The Dark Enlightenment's position isn't that bad--but, as they've pointed out, what happens if, say, America breaks up into small sovereign sates and, say, Mexico doesn't? Or China--or Russia? It kind of all has to happen at once or the larger states will devour the smaller ones.

The idea that we're on a glide-path to collapse is okay too--but isn't ... I dunno ... Canada (higher per-capita income), or Sweden (higher general standard of living) further down that path than we are? If it's always darkest just before it goes pitch black, does that mean we're still on the upward climbing path?

I'm not sure.

Conclusions
The problem with the Dark Enlightenment is not, per se, in their collection of facts--nor even in their basic allotment of principles. I may or may not agree that "Traditional gender roles are a good idea"--but I'm fine with people holding that view. It does seem to work for a lot of people as far as I can see. 

The problem is that the collection of ideas is has the emotional driver--an innate sales pitch--of being a Gnostic Truth. That's its emotional appeal and the idea that the possessor is more clear-eyed and possesses a kind of secret or taboo knowledge / perspective is so tightly wound into their philosophy that anything beyond it must be way, way wrong.

It's classic Back-and-White thinking. As such, the excluded middle (compromise positions, muddling through, etc.) is what's necessarily missing. It's incompatible with the Gnostic nature the factiods are cut with. That middle-ground is the missing '???' in their equation.


* Notably, Pythagoras' beliefs were AWESOME for doing trigonometry. You can take great comfort in the fact that they were proven 100% correct. Consider though, that they were proven 0% correct in describing and controlling a mystical universe ... which is what he thought killing people over the existence of the dodecahedron was worth. There miiiiight be a lesson in there.
** Notable, Galileo was 100% right about the heilocentric solar-system. A close analysis shows that this fact was not so much taboo as his intent on power-struggle with the Catholic church got him into hot water.
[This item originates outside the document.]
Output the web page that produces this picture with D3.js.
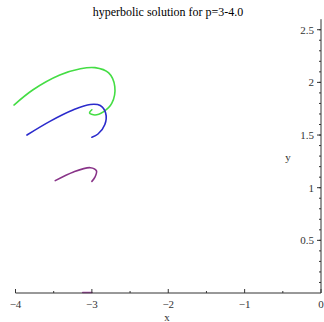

There miiiiight be a lesson in there somewhere.

2 comments:

  1. Minor quibble: Čerenkov radiation is often misidentified as the source of the blue glow from radioactive materials. While it is undeniably the cause of that glow under water (e.g. in nuclear reactors' spent-fuel pools), there's almost no chance you'd ever observe it in air, due to air's much lower index of refraction. When that scary glow is seen in air, due to particle beams, particularly powerful radioisotopes, criticality accidents, etc - it's the glow of ionized air, not Čerenkov radiation. For people who care about these things: http://en.wikipedia.org/wiki/Ionized-air_glow

    Minor physics quibble aside, it's still a good metaphor. And the DE partisans seem to me to be spouting a bunch of pure weapons-grade balonium. Mostly discredited too, but hey, who needs facts when you've got a one-size-fits-all political agenda to Explain Everything?

    Didn't work for the Fascists 80 years ago; won't work now. Keep collecting those underpants, guys, and let me know when you've got step 2 worked out.

    ReplyDelete
  2. So I just read Mencius' proposal for Revipedia and it's worse than you say: He doesn't want a better Wikipedia. He wants a better Redditpedia where everything is decided by debating it with more weight given to posters with a superior reputation score.

    It's like the guy who fixes bikes for a living being presented with a sick horse, and his first suggestion is "Well first, we have to disconnect the rear wheel and remove the gears from the chain."